## TO DO
Can you transcribe every line exactly and leave the pictures behind?

[Start PROVIDED DATA]

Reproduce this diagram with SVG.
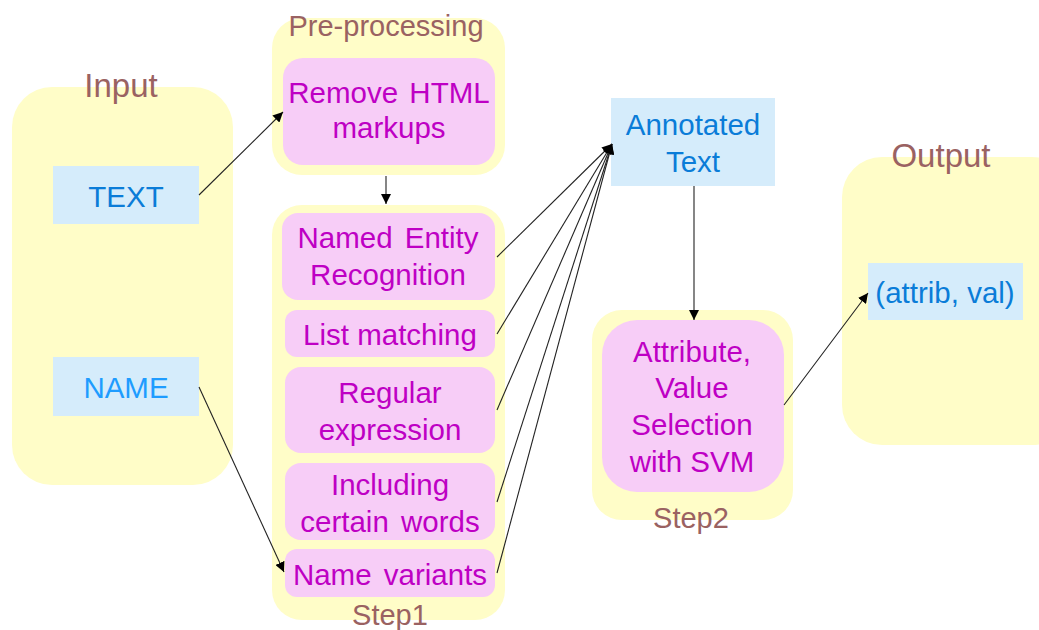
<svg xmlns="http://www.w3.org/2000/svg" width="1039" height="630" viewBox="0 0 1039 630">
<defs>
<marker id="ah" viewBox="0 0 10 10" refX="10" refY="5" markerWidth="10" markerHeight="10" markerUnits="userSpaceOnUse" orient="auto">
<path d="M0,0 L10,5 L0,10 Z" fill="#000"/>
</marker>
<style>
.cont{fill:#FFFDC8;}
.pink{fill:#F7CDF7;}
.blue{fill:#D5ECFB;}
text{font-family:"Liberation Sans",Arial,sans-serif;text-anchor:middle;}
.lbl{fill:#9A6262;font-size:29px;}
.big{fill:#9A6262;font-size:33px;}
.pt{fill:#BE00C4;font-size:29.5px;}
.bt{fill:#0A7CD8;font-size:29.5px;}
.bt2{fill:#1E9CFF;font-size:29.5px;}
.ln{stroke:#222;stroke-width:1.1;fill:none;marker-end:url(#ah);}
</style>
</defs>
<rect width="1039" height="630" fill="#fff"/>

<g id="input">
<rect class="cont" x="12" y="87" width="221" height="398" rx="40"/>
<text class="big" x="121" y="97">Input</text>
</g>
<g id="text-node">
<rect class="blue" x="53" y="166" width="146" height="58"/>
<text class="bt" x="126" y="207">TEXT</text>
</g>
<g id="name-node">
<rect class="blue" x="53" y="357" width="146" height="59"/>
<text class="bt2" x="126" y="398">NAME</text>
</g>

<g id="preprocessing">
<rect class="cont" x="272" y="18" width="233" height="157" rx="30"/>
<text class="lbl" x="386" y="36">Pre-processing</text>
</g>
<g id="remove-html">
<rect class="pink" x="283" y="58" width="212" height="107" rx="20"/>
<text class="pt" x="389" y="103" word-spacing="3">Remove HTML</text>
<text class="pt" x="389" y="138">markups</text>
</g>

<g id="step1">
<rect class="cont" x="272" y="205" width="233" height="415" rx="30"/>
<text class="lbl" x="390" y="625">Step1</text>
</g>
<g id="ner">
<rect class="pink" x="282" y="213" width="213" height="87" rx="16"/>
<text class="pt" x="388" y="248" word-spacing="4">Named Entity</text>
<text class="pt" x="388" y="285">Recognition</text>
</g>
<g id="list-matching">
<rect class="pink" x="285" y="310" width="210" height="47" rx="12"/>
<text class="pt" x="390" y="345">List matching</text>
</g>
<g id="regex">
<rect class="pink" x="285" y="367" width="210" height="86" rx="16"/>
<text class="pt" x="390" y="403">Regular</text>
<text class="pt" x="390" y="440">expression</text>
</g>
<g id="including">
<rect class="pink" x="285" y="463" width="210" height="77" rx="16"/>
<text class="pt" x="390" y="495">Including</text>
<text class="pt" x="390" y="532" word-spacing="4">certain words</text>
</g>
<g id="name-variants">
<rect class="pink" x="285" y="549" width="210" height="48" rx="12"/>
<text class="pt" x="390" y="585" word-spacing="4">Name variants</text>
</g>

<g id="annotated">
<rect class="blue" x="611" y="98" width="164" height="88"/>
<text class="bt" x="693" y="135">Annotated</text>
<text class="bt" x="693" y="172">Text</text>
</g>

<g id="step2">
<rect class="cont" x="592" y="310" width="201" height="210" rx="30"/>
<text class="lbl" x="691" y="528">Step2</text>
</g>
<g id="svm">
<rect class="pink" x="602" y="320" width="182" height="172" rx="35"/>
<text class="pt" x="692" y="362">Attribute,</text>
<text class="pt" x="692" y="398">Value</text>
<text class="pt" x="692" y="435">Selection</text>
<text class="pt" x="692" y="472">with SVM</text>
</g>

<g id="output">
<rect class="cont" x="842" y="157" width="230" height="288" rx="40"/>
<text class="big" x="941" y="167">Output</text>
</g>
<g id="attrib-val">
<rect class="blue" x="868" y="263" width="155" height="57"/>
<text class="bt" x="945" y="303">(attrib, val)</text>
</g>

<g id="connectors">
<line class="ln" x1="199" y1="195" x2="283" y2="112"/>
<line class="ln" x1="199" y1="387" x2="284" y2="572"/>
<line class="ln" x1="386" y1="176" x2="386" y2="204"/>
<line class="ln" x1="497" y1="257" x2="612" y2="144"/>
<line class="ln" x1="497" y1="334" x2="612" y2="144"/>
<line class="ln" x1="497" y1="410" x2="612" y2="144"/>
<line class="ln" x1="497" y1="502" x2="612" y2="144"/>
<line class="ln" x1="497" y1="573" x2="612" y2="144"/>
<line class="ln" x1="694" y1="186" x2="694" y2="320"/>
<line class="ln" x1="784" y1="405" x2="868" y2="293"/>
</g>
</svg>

[End PROVIDED DATA]

## FULL ANSWER
Reproduce this diagram with SVG.
<svg xmlns="http://www.w3.org/2000/svg" width="1039" height="630" viewBox="0 0 1039 630">
<defs>
<marker id="ah" viewBox="0 0 10 10" refX="10" refY="5" markerWidth="10" markerHeight="10" markerUnits="userSpaceOnUse" orient="auto">
<path d="M0,0 L10,5 L0,10 Z" fill="#000"/>
</marker>
<style>
.cont{fill:#FFFDC8;}
.pink{fill:#F7CDF7;}
.blue{fill:#D5ECFB;}
text{font-family:"Liberation Sans",Arial,sans-serif;text-anchor:middle;}
.lbl{fill:#9A6262;font-size:29px;}
.big{fill:#9A6262;font-size:33px;}
.pt{fill:#BE00C4;font-size:29.5px;}
.bt{fill:#0A7CD8;font-size:29.5px;}
.bt2{fill:#1E9CFF;font-size:29.5px;}
.ln{stroke:#222;stroke-width:1.1;fill:none;marker-end:url(#ah);}
</style>
</defs>
<rect width="1039" height="630" fill="#fff"/>

<g id="input">
<rect class="cont" x="12" y="87" width="221" height="398" rx="40"/>
<text class="big" x="121" y="97">Input</text>
</g>
<g id="text-node">
<rect class="blue" x="53" y="166" width="146" height="58"/>
<text class="bt" x="126" y="207">TEXT</text>
</g>
<g id="name-node">
<rect class="blue" x="53" y="357" width="146" height="59"/>
<text class="bt2" x="126" y="398">NAME</text>
</g>

<g id="preprocessing">
<rect class="cont" x="272" y="18" width="233" height="157" rx="30"/>
<text class="lbl" x="386" y="36">Pre-processing</text>
</g>
<g id="remove-html">
<rect class="pink" x="283" y="58" width="212" height="107" rx="20"/>
<text class="pt" x="389" y="103" word-spacing="3">Remove HTML</text>
<text class="pt" x="389" y="138">markups</text>
</g>

<g id="step1">
<rect class="cont" x="272" y="205" width="233" height="415" rx="30"/>
<text class="lbl" x="390" y="625">Step1</text>
</g>
<g id="ner">
<rect class="pink" x="282" y="213" width="213" height="87" rx="16"/>
<text class="pt" x="388" y="248" word-spacing="4">Named Entity</text>
<text class="pt" x="388" y="285">Recognition</text>
</g>
<g id="list-matching">
<rect class="pink" x="285" y="310" width="210" height="47" rx="12"/>
<text class="pt" x="390" y="345">List matching</text>
</g>
<g id="regex">
<rect class="pink" x="285" y="367" width="210" height="86" rx="16"/>
<text class="pt" x="390" y="403">Regular</text>
<text class="pt" x="390" y="440">expression</text>
</g>
<g id="including">
<rect class="pink" x="285" y="463" width="210" height="77" rx="16"/>
<text class="pt" x="390" y="495">Including</text>
<text class="pt" x="390" y="532" word-spacing="4">certain words</text>
</g>
<g id="name-variants">
<rect class="pink" x="285" y="549" width="210" height="48" rx="12"/>
<text class="pt" x="390" y="585" word-spacing="4">Name variants</text>
</g>

<g id="annotated">
<rect class="blue" x="611" y="98" width="164" height="88"/>
<text class="bt" x="693" y="135">Annotated</text>
<text class="bt" x="693" y="172">Text</text>
</g>

<g id="step2">
<rect class="cont" x="592" y="310" width="201" height="210" rx="30"/>
<text class="lbl" x="691" y="528">Step2</text>
</g>
<g id="svm">
<rect class="pink" x="602" y="320" width="182" height="172" rx="35"/>
<text class="pt" x="692" y="362">Attribute,</text>
<text class="pt" x="692" y="398">Value</text>
<text class="pt" x="692" y="435">Selection</text>
<text class="pt" x="692" y="472">with SVM</text>
</g>

<g id="output">
<rect class="cont" x="842" y="157" width="230" height="288" rx="40"/>
<text class="big" x="941" y="167">Output</text>
</g>
<g id="attrib-val">
<rect class="blue" x="868" y="263" width="155" height="57"/>
<text class="bt" x="945" y="303">(attrib, val)</text>
</g>

<g id="connectors">
<line class="ln" x1="199" y1="195" x2="283" y2="112"/>
<line class="ln" x1="199" y1="387" x2="284" y2="572"/>
<line class="ln" x1="386" y1="176" x2="386" y2="204"/>
<line class="ln" x1="497" y1="257" x2="612" y2="144"/>
<line class="ln" x1="497" y1="334" x2="612" y2="144"/>
<line class="ln" x1="497" y1="410" x2="612" y2="144"/>
<line class="ln" x1="497" y1="502" x2="612" y2="144"/>
<line class="ln" x1="497" y1="573" x2="612" y2="144"/>
<line class="ln" x1="694" y1="186" x2="694" y2="320"/>
<line class="ln" x1="784" y1="405" x2="868" y2="293"/>
</g>
</svg>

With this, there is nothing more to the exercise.